Ayalon's initiative breaks new ground, by placing blame for the creation of two sets of refugees - Jewish and Palestinian - at the door of the Arab League. In 1947, Arab League states drafted a plan to persecute their Jewish citizens; their rejection of the UN Partition plan and declaration of war on Israel resulted in the Palestinian exodus. Ayalon's ministry recommends that a global compensation fund be established to compensate both sets of refugees.

Why raise the issue when no Jew sees himself as a refugee today? They are full citizens of Israel and the West. The politics of Israeli Jews from Arab lands tend to be hawkish, coloured by the open wound of their trauma. Justice for Jews is a matter of human rights. Appreciation of mutual suffering can help achieve reconciliation.

Equally, the successful absorption of Jewish refugees provides a template for the resettlement of Arab refugees in Palestine and Arab states. Except in Jordan, Palestinians are denied the right to citizenship, and in many cases, jobs and property. The Jewish refugee issue also contextualises the Palestinian "right of return".

Borders can be agreed, Jerusalem can be divided, but the Palestinians will never abandon their goal of turning Israel into an Arab-majority state by flooding it with millions of refugees. Return of the Jewish refugees to unsafe and inhospitable lands, on the other hand, is unthinkable.

In May, US senator Mark Kirk won an amendment to a bill requiring the agency that cares for Palestinian refugees, UNWRA, to distinguish between genuine refugees and their five million descendants. Stripped back of bogus claimants, it becomes clear that an irreversible exchange of roughly equal refugee populations took place.

The Jewish refugee issue is evidence that Jews are not colonial interlopers, but an indigenous people deserving of self-determination. Moreover, they are crucial to understanding the Arab and Muslim world's religious and cultural resistance to the idea of a Jewish state. For 14 centuries Jews lived under Muslim rule as dhimmis - inferior subjects with few rights and little security.

Lastly, the persecution of other non-Arab and non-Muslim minorities - bound to intensify with Islamist election wins - shows that Israel is not the cause of the displacement of the region's Jews, but a necessary haven of stability and security in a sea of dysfunction, cruelty and chaos.

Read article in full

* The headline is not the writer's own but was chosen by the JC. It has upset PoNR readers, who see it as insulting, malicious and even antisemitic. Please write to letters@thejc.com to tell them what you think.

The Middle East's greatest story never told

9 comments:

sylvia said...

"playing the refugee card"? Is that what it is all about?
How about just justice for the suffering and the humiliation inflicted for centuries down to the last minute?
I think the title is indecent and an insult to all those who want justice and still chose to go elsewhere.
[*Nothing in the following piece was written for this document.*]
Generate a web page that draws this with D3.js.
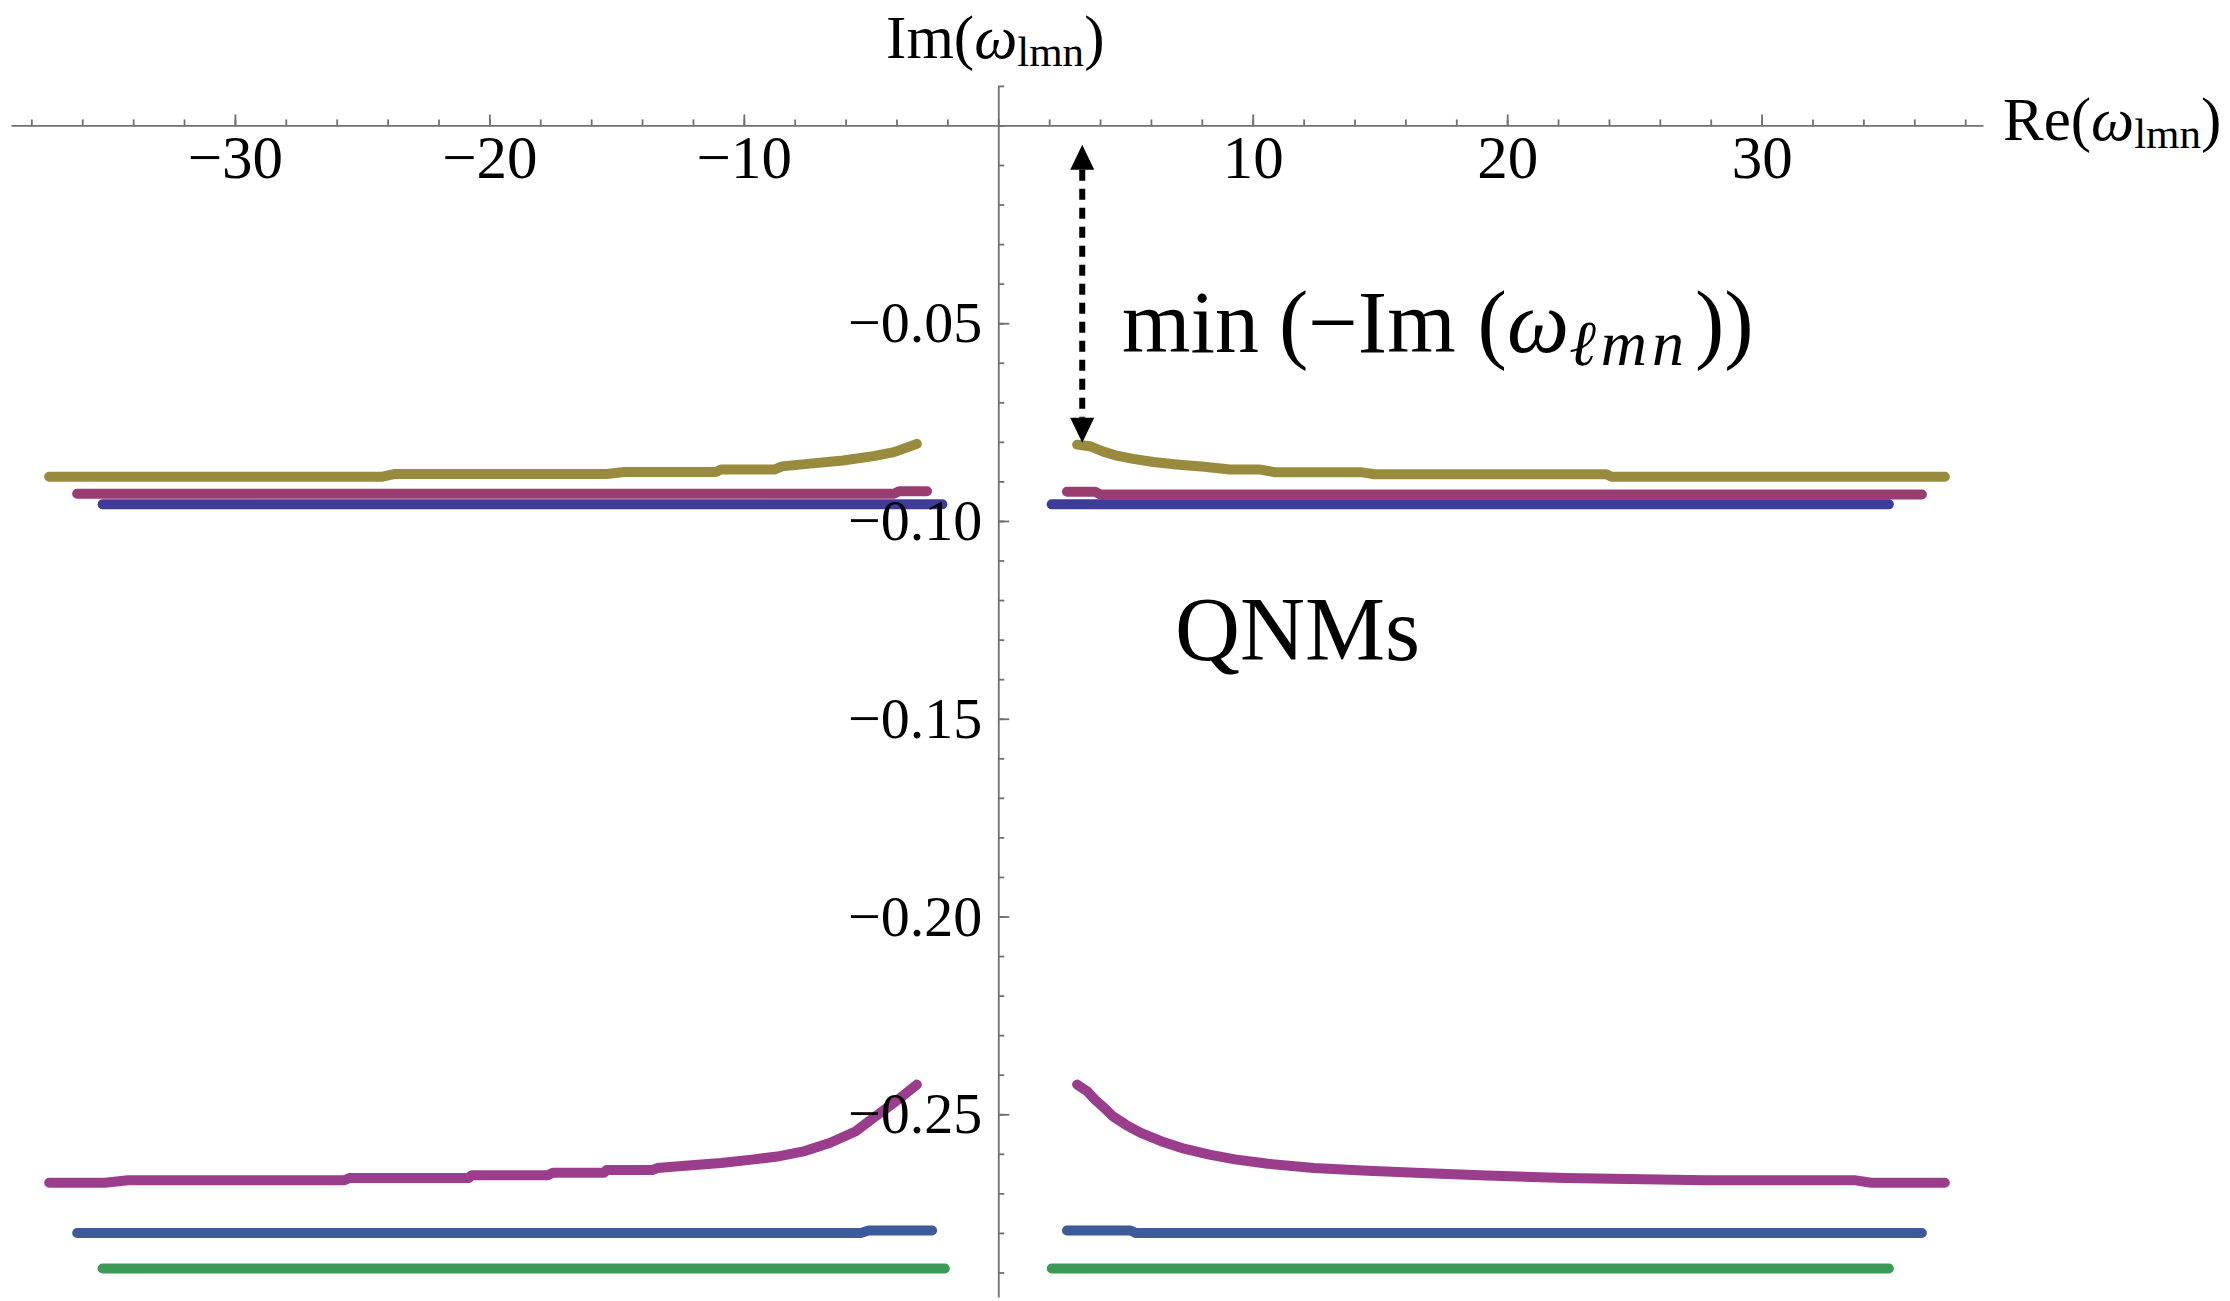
<!DOCTYPE html>
<html>
<head>
<meta charset="utf-8">
<script src="https://cdn.jsdelivr.net/npm/d3@7"></script>
<style>
body { margin: 0; background: #fff; }
text { font-family: "Liberation Serif", "Times New Roman", "DejaVu Serif", serif; fill: #000; }
</style>
</head>
<body>
<div id="chart"></div>
<script>
//tick values
var xTicks = [-30, -20, -10, 10, 20, 30];
var yTicks = [-0.05, -0.10, -0.15, -0.20, -0.25];

//series: [Re, Im]
//upper branch (n = 0)
var goldLeft = [[-37.3,-0.0888],[-24.2,-0.0888],[-23.7,-0.0881],[-15.4,-0.0881],[-14.7,-0.0876],[-11.1,-0.0876],[-10.9,-0.0870],[-8.8,-0.0870],[-8.5,-0.0862],[-7.4,-0.0855],[-6.1,-0.0847],[-4.9,-0.0836],[-4.1,-0.0826],[-3.2,-0.0805]];
var goldRight = [[3.1,-0.0807],[3.6,-0.0811],[4.1,-0.0824],[4.6,-0.0834],[5.3,-0.0843],[6.1,-0.0851],[7.0,-0.0857],[8.1,-0.0863],[9.1,-0.0870],[10.3,-0.0870],[10.9,-0.0877],[14.3,-0.0877],[14.8,-0.0882],[23.9,-0.0882],[24.1,-0.0888],[37.2,-0.0888]];
var magentaLeft = [[-36.2,-0.0931],[-4.1,-0.0931],[-3.9,-0.0925],[-2.8,-0.0925]];
var magentaRight = [[2.7,-0.0926],[3.8,-0.0926],[4.0,-0.0933],[36.3,-0.0933]];
var blueLeft = [[-35.2,-0.0958],[-2.2,-0.0958]];
var blueRight = [[2.1,-0.0958],[35.0,-0.0958]];

//lower branch (n = 1)
var purpleLeft = [[-37.3,-0.2673],[-35.1,-0.2673],[-34.2,-0.2667],[-25.7,-0.2667],[-25.5,-0.2661],[-20.8,-0.2661],[-20.7,-0.2654],[-17.7,-0.2654],[-17.5,-0.2648],[-15.5,-0.2648],[-15.4,-0.2641],[-13.6,-0.2641],[-13.4,-0.2636],[-12.3,-0.2630],[-10.9,-0.2623],[-9.6,-0.2614],[-8.6,-0.2606],[-7.6,-0.2593],[-6.6,-0.2572],[-5.6,-0.2543],[-4.9,-0.2509],[-4.1,-0.2471],[-3.2,-0.2425]];
var purpleRight = [[3.1,-0.2425],[3.5,-0.2442],[3.8,-0.2463],[4.2,-0.2486],[4.5,-0.2505],[5.0,-0.2526],[5.6,-0.2547],[6.4,-0.2568],[7.3,-0.2587],[8.3,-0.2602],[9.3,-0.2614],[10.6,-0.2625],[12.4,-0.2636],[14.3,-0.2642],[16.4,-0.2648],[19.2,-0.2655],[22.3,-0.2661],[27.8,-0.2667],[33.7,-0.2667],[34.3,-0.2673],[37.2,-0.2673]];
var steelLeft = [[-36.2,-0.2800],[-5.4,-0.2800],[-5.1,-0.2794],[-2.6,-0.2794]];
var steelRight = [[2.7,-0.2794],[5.2,-0.2794],[5.4,-0.2800],[36.3,-0.2800]];
var greenLeft = [[-35.2,-0.2890],[-2.1,-0.2890]];
var greenRight = [[2.1,-0.2890],[35.0,-0.2890]];

//arrow marking the smallest damping
var arrowRe = 3.3;
var arrowTop = -0.0049;
var arrowBottom = -0.0802;

//config values:
var svg_size = {width: 2230, height: 1301};
var colors = {gold: '#998b3d', magenta: '#993d71', blue: '#3d3d99',
  purple: '#993d8c', steel: '#3d5b99', green: '#3d9956'};
var axis_color = '#707070';
var point_width = 10;

var series = [
  {pts: goldLeft, color: colors.gold}, {pts: goldRight, color: colors.gold},
  {pts: magentaLeft, color: colors.magenta}, {pts: magentaRight, color: colors.magenta},
  {pts: blueLeft, color: colors.blue}, {pts: blueRight, color: colors.blue},
  {pts: purpleLeft, color: colors.purple}, {pts: purpleRight, color: colors.purple},
  {pts: steelLeft, color: colors.steel}, {pts: steelRight, color: colors.steel},
  {pts: greenLeft, color: colors.green}, {pts: greenRight, color: colors.green}
];

var svg = d3.select('#chart').append('svg')
  .attr('width', svg_size.width)
  .attr('height', svg_size.height);

var x = d3.scaleLinear().domain([-38.8, 38.7]).range([11, 1983]);
var y = d3.scaleLinear().domain([0.0101, -0.2962]).range([85.5, 1297]);

//series first, axes drawn over them
var line = d3.line()
  .x(function(d){return x(d[0]);})
  .y(function(d){return y(d[1]);});

svg.selectAll('.series')
  .data(series)
  .enter()
  .append('path')
  .attr('class', 'series')
  .attr('d', function(d){return line(d.pts);})
  .attr('fill', 'none')
  .attr('stroke', function(d){return d.color;})
  .attr('stroke-width', point_width)
  .attr('stroke-linecap', 'round')
  .attr('stroke-linejoin', 'round');

//x axis: ticks point up, labels below
var xMinor = svg.append('g')
  .attr('transform', 'translate(0,' + y(0) + ')')
  .call(d3.axisBottom(x).tickValues(d3.range(-38, 39, 2)).tickSize(-6).tickSizeOuter(0).tickFormat(''));
var xMajor = svg.append('g')
  .attr('transform', 'translate(0,' + y(0) + ')')
  .call(d3.axisBottom(x).tickValues(xTicks).tickSize(-11).tickSizeOuter(0).tickPadding(9));

//y axis: ticks point right, labels left
var yMinor = svg.append('g')
  .attr('transform', 'translate(' + x(0) + ',0)')
  .call(d3.axisLeft(y).tickValues(d3.range(1, -30, -1).map(function(v){return v / 100;})).tickSize(-6).tickSizeOuter(0).tickFormat(''));
var yMajor = svg.append('g')
  .attr('transform', 'translate(' + x(0) + ',0)')
  .call(d3.axisLeft(y).tickValues(yTicks).tickSize(-11).tickSizeOuter(0).tickPadding(16).tickFormat(d3.format('.2f')));

[xMinor, xMajor, yMinor, yMajor].forEach(function(g){
  g.attr('font-family', null);
  g.selectAll('path, line').attr('stroke', axis_color).attr('stroke-width', 1.8);
  g.selectAll('text')
    .attr('fill', '#000')
    .style('font-family', '"Liberation Serif", serif');
});
xMajor.selectAll('text').style('font-size', '61px');
yMajor.selectAll('text').style('font-size', '58px');
yMinor.select('.domain').remove();
xMinor.select('.domain').remove();

//axis titles
var imLabel = svg.append('text')
  .attr('x', x(0) - 3)
  .attr('y', 58)
  .attr('text-anchor', 'middle')
  .style('font-size', '61px');
imLabel.append('tspan').text('Im(');
imLabel.append('tspan').style('font-style', 'italic').text('ω');
imLabel.append('tspan').attr('dy', 8).style('font-size', '43px').text('lmn');
imLabel.append('tspan').attr('dy', -8).text(')');

var reLabel = svg.append('text')
  .attr('x', 2003)
  .attr('y', y(0) + 15)
  .style('font-size', '61px');
reLabel.append('tspan').text('Re(');
reLabel.append('tspan').style('font-style', 'italic').text('ω');
reLabel.append('tspan').attr('dy', 8).style('font-size', '43px').text('lmn');
reLabel.append('tspan').attr('dy', -8).text(')');

//annotation
var minLabel = svg.append('text')
  .attr('x', 1122)
  .attr('y', 352)
  .style('font-size', '88px');
minLabel.append('tspan').text('min');
minLabel.append('tspan').attr('dx', 20).text('(−');
minLabel.append('tspan').text('Im');
minLabel.append('tspan').attr('dx', 22).text('(');
minLabel.append('tspan').style('font-style', 'italic').text('ω');
minLabel.append('tspan').attr('dy', 13).style('font-style', 'italic').style('font-size', '64px')
  .style('letter-spacing', '5px').text('ℓmn');
minLabel.append('tspan').attr('dy', -13).attr('dx', 6).text('))');

svg.append('text')
  .attr('x', 1175)
  .attr('y', 660)
  .style('font-size', '90px')
  .text('QNMs');

//dashed double arrow
var ax = x(arrowRe);
var y1 = y(arrowTop), y2 = y(arrowBottom);
var head = 25, halfw = 12;
svg.append('line')
  .attr('x1', ax).attr('x2', ax)
  .attr('y1', y1 + head).attr('y2', y2 - head)
  .attr('stroke', '#000')
  .attr('stroke-width', 6)
  .attr('stroke-dasharray', '11,8');
svg.append('path')
  .attr('d', 'M' + ax + ',' + y1 + 'L' + (ax - halfw) + ',' + (y1 + head) + 'L' + (ax + halfw) + ',' + (y1 + head) + 'Z')
  .attr('fill', '#000');
svg.append('path')
  .attr('d', 'M' + ax + ',' + y2 + 'L' + (ax - halfw) + ',' + (y2 - head) + 'L' + (ax + halfw) + ',' + (y2 - head) + 'Z')
  .attr('fill', '#000');
</script>
</body>
</html>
This is what you call shooting yourself in the foot.

bataween said...

That was the JC subeditor's headline, not the author's

Eliyahu m'Tsiyon said...

agree with Sylvia

Sylvia said...

"That was the JC subeditor's headline, not the author's"

That was a malicious, mocking and insulting headline. She should tell him off and go post elsewhere.

Or she should write back to mention the reactions here to his visceral tribalism.

A journal I won't read again.

bataween said...

Sylvia and Eliahu
I think the best solution is for readers like yourselves to write to letters@thejc.com voicing your sentiments.

Eliyahu m'Tsiyon said...

It's a crass statement and is insulting to the refugees themselves and to the government, implying that the government is crass.

bataween said...

It implies the government is engaged in some kind of cynical game

Sylvia said...

Bottom line: even in an article on the Jewish refugees, the Jewish refugees from Arab land are "made invisible" and treated with contempt, as puppets of the Israeli government regardless of their political views, and as such, their situation is viewed by radicals as "suspicious".

This is one of the reasons why I have in the past repeatedly warned against seeking government support -- although I am fully aware that without it we wouldn't have gotten that far. Lyn Julius should play down the official role: always stress that we have raised awareness DESPITE, not because, government interference. In fact, mentioning the plight of Jewish refugees from Arabo-Muslim lands was against government policies. I have already mentioned on this site the role of some early Zionist historiographers in trying to present a distorted history of "bliss" in accordance with government policy.

Compare this treatment to other titles on Jewish refugees (Ashkenazi) on the same site, and you'll see respect, accuracy, straightforward titles.

Why? This blatant antagonism is something pervasive in the US as well. Their clerics are the problem. There is also the fact that Anglo Jews, although under-represented in Israel - see themselves as the navel of yiddishkeit and the only legitimate Jews.

True, American Jews provided us as kids with powdered milk and salted butter in the schools in our former countries. And we are forever grateful. This, however doesn't justify the abuse we're taking day in day out.

bataween said...

The Jewish refugees are indeed invisible at the Jewish Museum in London which this summer celebrates all sorts of Refugees except Jews!